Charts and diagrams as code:
* Begin *
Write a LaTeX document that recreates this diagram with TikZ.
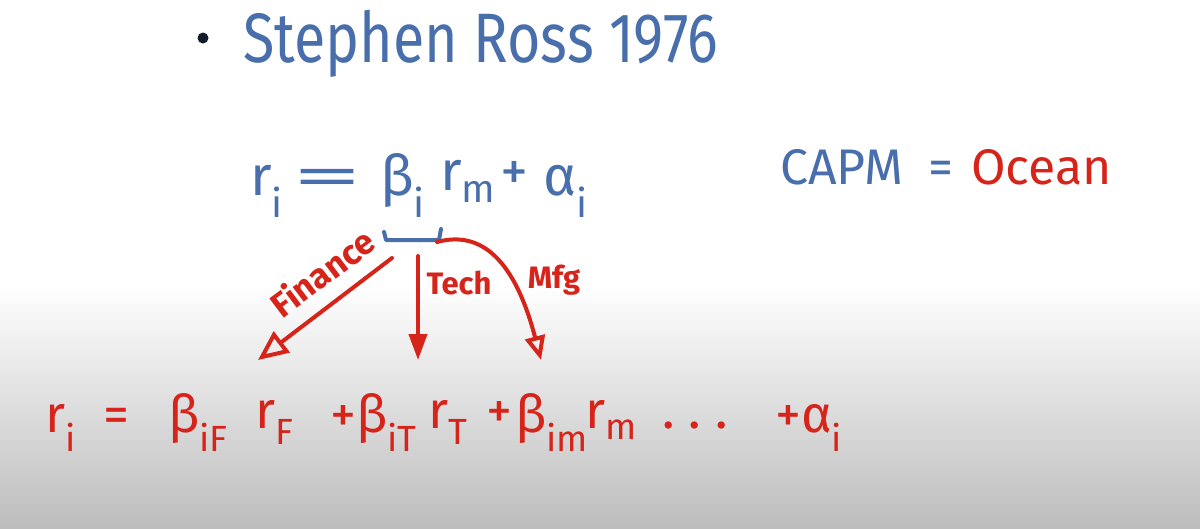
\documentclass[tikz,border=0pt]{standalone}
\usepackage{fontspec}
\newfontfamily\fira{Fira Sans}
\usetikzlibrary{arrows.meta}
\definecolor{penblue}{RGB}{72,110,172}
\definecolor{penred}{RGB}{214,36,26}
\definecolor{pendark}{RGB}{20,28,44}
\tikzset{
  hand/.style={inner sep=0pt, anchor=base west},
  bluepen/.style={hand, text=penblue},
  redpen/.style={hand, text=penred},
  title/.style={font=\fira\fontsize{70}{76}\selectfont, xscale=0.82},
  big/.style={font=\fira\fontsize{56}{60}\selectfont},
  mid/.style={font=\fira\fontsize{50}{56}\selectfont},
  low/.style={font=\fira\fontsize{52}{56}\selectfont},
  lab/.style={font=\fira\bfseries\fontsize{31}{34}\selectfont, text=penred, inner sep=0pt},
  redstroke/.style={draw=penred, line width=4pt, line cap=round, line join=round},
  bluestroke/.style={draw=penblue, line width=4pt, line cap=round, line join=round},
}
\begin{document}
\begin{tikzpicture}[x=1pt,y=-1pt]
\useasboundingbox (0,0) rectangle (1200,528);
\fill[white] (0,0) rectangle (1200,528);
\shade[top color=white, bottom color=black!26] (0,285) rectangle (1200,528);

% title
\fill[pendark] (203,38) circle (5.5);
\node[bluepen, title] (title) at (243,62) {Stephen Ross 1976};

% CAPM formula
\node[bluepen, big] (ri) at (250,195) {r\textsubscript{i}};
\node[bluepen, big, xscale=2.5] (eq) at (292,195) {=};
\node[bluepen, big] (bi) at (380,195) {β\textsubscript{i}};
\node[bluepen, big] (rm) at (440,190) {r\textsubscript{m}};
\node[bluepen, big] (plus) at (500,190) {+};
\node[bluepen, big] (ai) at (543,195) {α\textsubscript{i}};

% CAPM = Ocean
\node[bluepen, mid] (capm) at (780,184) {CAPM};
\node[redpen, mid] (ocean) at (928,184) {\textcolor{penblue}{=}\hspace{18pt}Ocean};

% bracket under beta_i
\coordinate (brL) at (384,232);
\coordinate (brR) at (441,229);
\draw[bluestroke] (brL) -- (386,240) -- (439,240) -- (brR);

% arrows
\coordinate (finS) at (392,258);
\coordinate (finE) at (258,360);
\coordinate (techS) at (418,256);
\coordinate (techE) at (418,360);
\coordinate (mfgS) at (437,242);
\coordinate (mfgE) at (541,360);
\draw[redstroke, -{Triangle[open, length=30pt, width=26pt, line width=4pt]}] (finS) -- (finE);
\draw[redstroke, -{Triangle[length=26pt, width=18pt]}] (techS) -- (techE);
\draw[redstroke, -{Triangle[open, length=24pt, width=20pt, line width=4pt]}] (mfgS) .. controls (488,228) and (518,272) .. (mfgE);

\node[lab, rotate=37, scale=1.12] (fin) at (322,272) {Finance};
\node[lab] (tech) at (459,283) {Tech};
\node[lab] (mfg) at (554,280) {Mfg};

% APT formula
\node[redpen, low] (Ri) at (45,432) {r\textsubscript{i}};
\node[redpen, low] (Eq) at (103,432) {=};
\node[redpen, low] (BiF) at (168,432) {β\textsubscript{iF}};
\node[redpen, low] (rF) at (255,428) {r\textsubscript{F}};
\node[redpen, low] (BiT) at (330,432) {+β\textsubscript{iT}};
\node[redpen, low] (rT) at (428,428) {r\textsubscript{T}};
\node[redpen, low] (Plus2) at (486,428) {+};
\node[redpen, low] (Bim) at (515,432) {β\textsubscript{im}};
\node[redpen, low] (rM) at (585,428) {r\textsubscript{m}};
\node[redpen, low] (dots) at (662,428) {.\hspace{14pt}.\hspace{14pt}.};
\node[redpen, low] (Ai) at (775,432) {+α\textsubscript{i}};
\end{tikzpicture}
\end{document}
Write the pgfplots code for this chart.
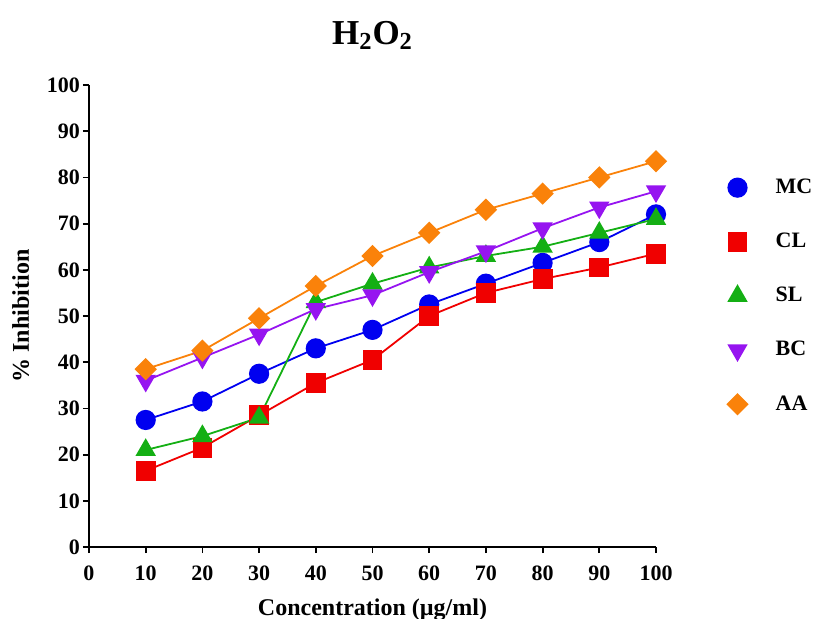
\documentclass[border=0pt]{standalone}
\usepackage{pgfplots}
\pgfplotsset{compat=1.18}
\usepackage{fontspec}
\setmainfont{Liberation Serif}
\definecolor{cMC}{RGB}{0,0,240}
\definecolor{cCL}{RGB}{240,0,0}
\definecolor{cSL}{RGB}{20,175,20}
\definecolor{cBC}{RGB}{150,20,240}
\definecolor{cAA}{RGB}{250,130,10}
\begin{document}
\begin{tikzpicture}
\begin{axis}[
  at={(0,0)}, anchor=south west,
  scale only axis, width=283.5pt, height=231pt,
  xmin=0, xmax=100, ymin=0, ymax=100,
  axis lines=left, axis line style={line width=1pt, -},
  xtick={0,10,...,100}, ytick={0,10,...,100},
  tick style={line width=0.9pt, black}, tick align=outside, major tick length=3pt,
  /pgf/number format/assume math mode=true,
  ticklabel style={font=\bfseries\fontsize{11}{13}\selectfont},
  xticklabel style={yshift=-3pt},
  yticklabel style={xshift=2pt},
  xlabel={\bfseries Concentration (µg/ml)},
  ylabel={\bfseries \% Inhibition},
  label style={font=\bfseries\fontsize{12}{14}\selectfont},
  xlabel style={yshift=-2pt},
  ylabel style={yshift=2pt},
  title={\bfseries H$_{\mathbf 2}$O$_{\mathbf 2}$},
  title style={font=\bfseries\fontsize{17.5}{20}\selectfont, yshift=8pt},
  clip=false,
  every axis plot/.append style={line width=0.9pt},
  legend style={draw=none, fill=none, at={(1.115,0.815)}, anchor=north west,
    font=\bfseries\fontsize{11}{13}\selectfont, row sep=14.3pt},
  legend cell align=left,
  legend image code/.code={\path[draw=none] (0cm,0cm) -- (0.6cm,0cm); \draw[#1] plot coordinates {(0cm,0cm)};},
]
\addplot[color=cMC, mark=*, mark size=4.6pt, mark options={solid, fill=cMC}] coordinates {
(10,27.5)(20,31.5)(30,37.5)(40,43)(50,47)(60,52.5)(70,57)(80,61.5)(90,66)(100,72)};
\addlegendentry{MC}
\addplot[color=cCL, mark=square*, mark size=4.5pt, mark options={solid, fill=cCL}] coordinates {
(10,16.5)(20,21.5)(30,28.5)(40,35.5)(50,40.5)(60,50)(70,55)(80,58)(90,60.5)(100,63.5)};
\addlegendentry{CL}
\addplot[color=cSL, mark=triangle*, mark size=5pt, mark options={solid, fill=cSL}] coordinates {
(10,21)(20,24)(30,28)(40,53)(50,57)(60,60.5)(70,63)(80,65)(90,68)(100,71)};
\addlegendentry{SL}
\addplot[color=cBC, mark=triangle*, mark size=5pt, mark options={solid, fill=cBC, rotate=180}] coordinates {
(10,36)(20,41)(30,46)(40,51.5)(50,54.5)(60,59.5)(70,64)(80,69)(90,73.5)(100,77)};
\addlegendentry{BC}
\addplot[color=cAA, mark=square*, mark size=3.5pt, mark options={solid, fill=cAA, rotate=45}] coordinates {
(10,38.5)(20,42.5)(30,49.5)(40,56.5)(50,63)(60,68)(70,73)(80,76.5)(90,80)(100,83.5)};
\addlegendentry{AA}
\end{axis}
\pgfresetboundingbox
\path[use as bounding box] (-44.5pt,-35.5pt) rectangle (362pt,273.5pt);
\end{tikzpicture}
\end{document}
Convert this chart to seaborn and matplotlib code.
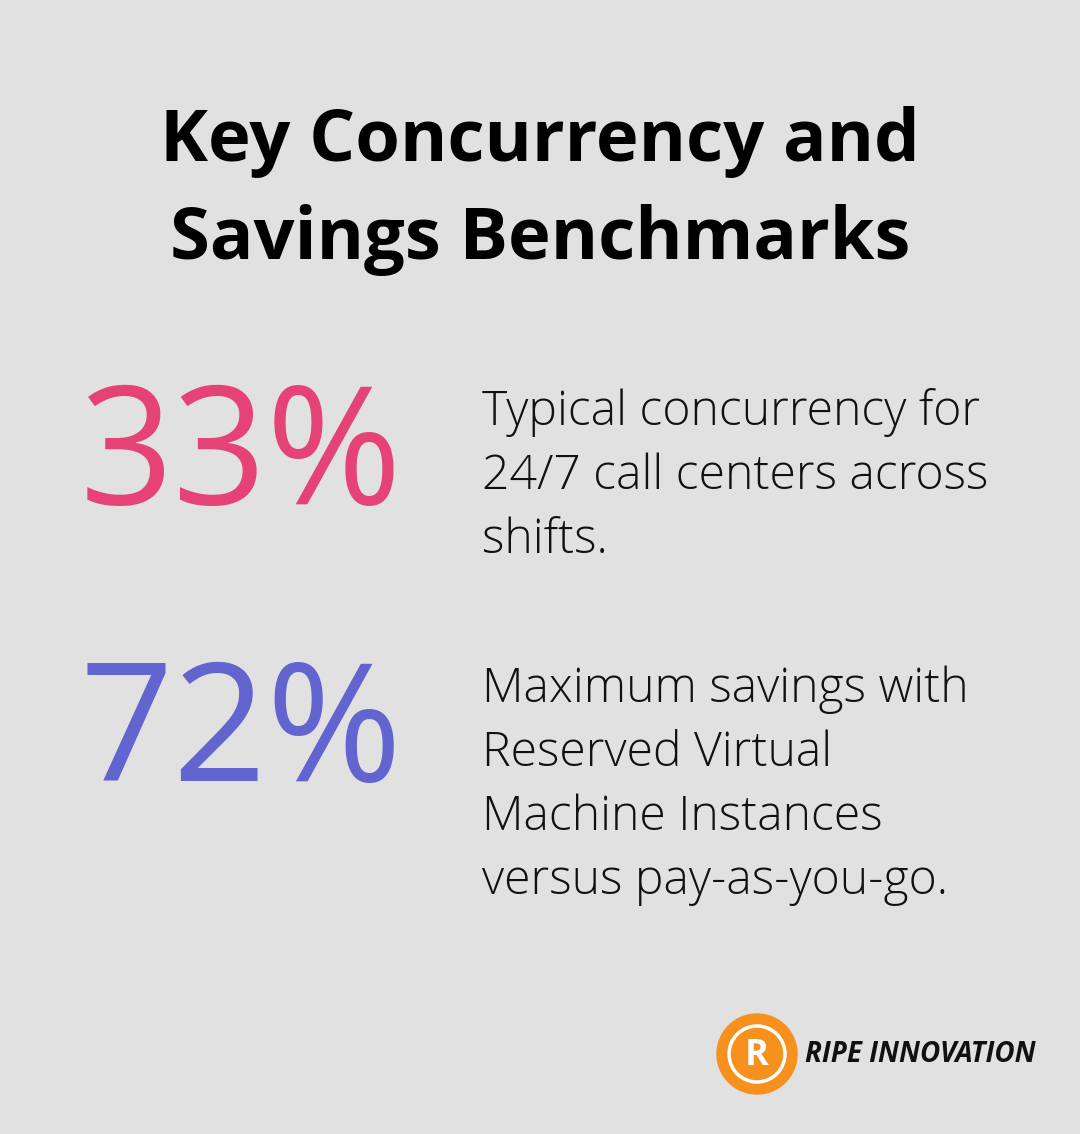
* End *
* **WHAT TO PRODUCE**
Output the full set of records above without changing a word, and drop the images.

* **RESPONSE**
Write a LaTeX document that recreates this diagram with TikZ.
\documentclass[tikz,border=0pt]{standalone}
\usepackage{fontspec}
\newfontfamily\fira{Fira Sans}
\usetikzlibrary{arrows.meta}
\definecolor{penblue}{RGB}{72,110,172}
\definecolor{penred}{RGB}{214,36,26}
\definecolor{pendark}{RGB}{20,28,44}
\tikzset{
  hand/.style={inner sep=0pt, anchor=base west},
  bluepen/.style={hand, text=penblue},
  redpen/.style={hand, text=penred},
  title/.style={font=\fira\fontsize{70}{76}\selectfont, xscale=0.82},
  big/.style={font=\fira\fontsize{56}{60}\selectfont},
  mid/.style={font=\fira\fontsize{50}{56}\selectfont},
  low/.style={font=\fira\fontsize{52}{56}\selectfont},
  lab/.style={font=\fira\bfseries\fontsize{31}{34}\selectfont, text=penred, inner sep=0pt},
  redstroke/.style={draw=penred, line width=4pt, line cap=round, line join=round},
  bluestroke/.style={draw=penblue, line width=4pt, line cap=round, line join=round},
}
\begin{document}
\begin{tikzpicture}[x=1pt,y=-1pt]
\useasboundingbox (0,0) rectangle (1200,528);
\fill[white] (0,0) rectangle (1200,528);
\shade[top color=white, bottom color=black!26] (0,285) rectangle (1200,528);

% title
\fill[pendark] (203,38) circle (5.5);
\node[bluepen, title] (title) at (243,62) {Stephen Ross 1976};

% CAPM formula
\node[bluepen, big] (ri) at (250,195) {r\textsubscript{i}};
\node[bluepen, big, xscale=2.5] (eq) at (292,195) {=};
\node[bluepen, big] (bi) at (380,195) {β\textsubscript{i}};
\node[bluepen, big] (rm) at (440,190) {r\textsubscript{m}};
\node[bluepen, big] (plus) at (500,190) {+};
\node[bluepen, big] (ai) at (543,195) {α\textsubscript{i}};

% CAPM = Ocean
\node[bluepen, mid] (capm) at (780,184) {CAPM};
\node[redpen, mid] (ocean) at (928,184) {\textcolor{penblue}{=}\hspace{18pt}Ocean};

% bracket under beta_i
\coordinate (brL) at (384,232);
\coordinate (brR) at (441,229);
\draw[bluestroke] (brL) -- (386,240) -- (439,240) -- (brR);

% arrows
\coordinate (finS) at (392,258);
\coordinate (finE) at (258,360);
\coordinate (techS) at (418,256);
\coordinate (techE) at (418,360);
\coordinate (mfgS) at (437,242);
\coordinate (mfgE) at (541,360);
\draw[redstroke, -{Triangle[open, length=30pt, width=26pt, line width=4pt]}] (finS) -- (finE);
\draw[redstroke, -{Triangle[length=26pt, width=18pt]}] (techS) -- (techE);
\draw[redstroke, -{Triangle[open, length=24pt, width=20pt, line width=4pt]}] (mfgS) .. controls (488,228) and (518,272) .. (mfgE);

\node[lab, rotate=37, scale=1.12] (fin) at (322,272) {Finance};
\node[lab] (tech) at (459,283) {Tech};
\node[lab] (mfg) at (554,280) {Mfg};

% APT formula
\node[redpen, low] (Ri) at (45,432) {r\textsubscript{i}};
\node[redpen, low] (Eq) at (103,432) {=};
\node[redpen, low] (BiF) at (168,432) {β\textsubscript{iF}};
\node[redpen, low] (rF) at (255,428) {r\textsubscript{F}};
\node[redpen, low] (BiT) at (330,432) {+β\textsubscript{iT}};
\node[redpen, low] (rT) at (428,428) {r\textsubscript{T}};
\node[redpen, low] (Plus2) at (486,428) {+};
\node[redpen, low] (Bim) at (515,432) {β\textsubscript{im}};
\node[redpen, low] (rM) at (585,428) {r\textsubscript{m}};
\node[redpen, low] (dots) at (662,428) {.\hspace{14pt}.\hspace{14pt}.};
\node[redpen, low] (Ai) at (775,432) {+α\textsubscript{i}};
\end{tikzpicture}
\end{document}
Write the pgfplots code for this chart.
\documentclass[border=0pt]{standalone}
\usepackage{pgfplots}
\pgfplotsset{compat=1.18}
\usepackage{fontspec}
\setmainfont{Liberation Serif}
\definecolor{cMC}{RGB}{0,0,240}
\definecolor{cCL}{RGB}{240,0,0}
\definecolor{cSL}{RGB}{20,175,20}
\definecolor{cBC}{RGB}{150,20,240}
\definecolor{cAA}{RGB}{250,130,10}
\begin{document}
\begin{tikzpicture}
\begin{axis}[
  at={(0,0)}, anchor=south west,
  scale only axis, width=283.5pt, height=231pt,
  xmin=0, xmax=100, ymin=0, ymax=100,
  axis lines=left, axis line style={line width=1pt, -},
  xtick={0,10,...,100}, ytick={0,10,...,100},
  tick style={line width=0.9pt, black}, tick align=outside, major tick length=3pt,
  /pgf/number format/assume math mode=true,
  ticklabel style={font=\bfseries\fontsize{11}{13}\selectfont},
  xticklabel style={yshift=-3pt},
  yticklabel style={xshift=2pt},
  xlabel={\bfseries Concentration (µg/ml)},
  ylabel={\bfseries \% Inhibition},
  label style={font=\bfseries\fontsize{12}{14}\selectfont},
  xlabel style={yshift=-2pt},
  ylabel style={yshift=2pt},
  title={\bfseries H$_{\mathbf 2}$O$_{\mathbf 2}$},
  title style={font=\bfseries\fontsize{17.5}{20}\selectfont, yshift=8pt},
  clip=false,
  every axis plot/.append style={line width=0.9pt},
  legend style={draw=none, fill=none, at={(1.115,0.815)}, anchor=north west,
    font=\bfseries\fontsize{11}{13}\selectfont, row sep=14.3pt},
  legend cell align=left,
  legend image code/.code={\path[draw=none] (0cm,0cm) -- (0.6cm,0cm); \draw[#1] plot coordinates {(0cm,0cm)};},
]
\addplot[color=cMC, mark=*, mark size=4.6pt, mark options={solid, fill=cMC}] coordinates {
(10,27.5)(20,31.5)(30,37.5)(40,43)(50,47)(60,52.5)(70,57)(80,61.5)(90,66)(100,72)};
\addlegendentry{MC}
\addplot[color=cCL, mark=square*, mark size=4.5pt, mark options={solid, fill=cCL}] coordinates {
(10,16.5)(20,21.5)(30,28.5)(40,35.5)(50,40.5)(60,50)(70,55)(80,58)(90,60.5)(100,63.5)};
\addlegendentry{CL}
\addplot[color=cSL, mark=triangle*, mark size=5pt, mark options={solid, fill=cSL}] coordinates {
(10,21)(20,24)(30,28)(40,53)(50,57)(60,60.5)(70,63)(80,65)(90,68)(100,71)};
\addlegendentry{SL}
\addplot[color=cBC, mark=triangle*, mark size=5pt, mark options={solid, fill=cBC, rotate=180}] coordinates {
(10,36)(20,41)(30,46)(40,51.5)(50,54.5)(60,59.5)(70,64)(80,69)(90,73.5)(100,77)};
\addlegendentry{BC}
\addplot[color=cAA, mark=square*, mark size=3.5pt, mark options={solid, fill=cAA, rotate=45}] coordinates {
(10,38.5)(20,42.5)(30,49.5)(40,56.5)(50,63)(60,68)(70,73)(80,76.5)(90,80)(100,83.5)};
\addlegendentry{AA}
\end{axis}
\pgfresetboundingbox
\path[use as bounding box] (-44.5pt,-35.5pt) rectangle (362pt,273.5pt);
\end{tikzpicture}
\end{document}
Convert this chart to seaborn and matplotlib code.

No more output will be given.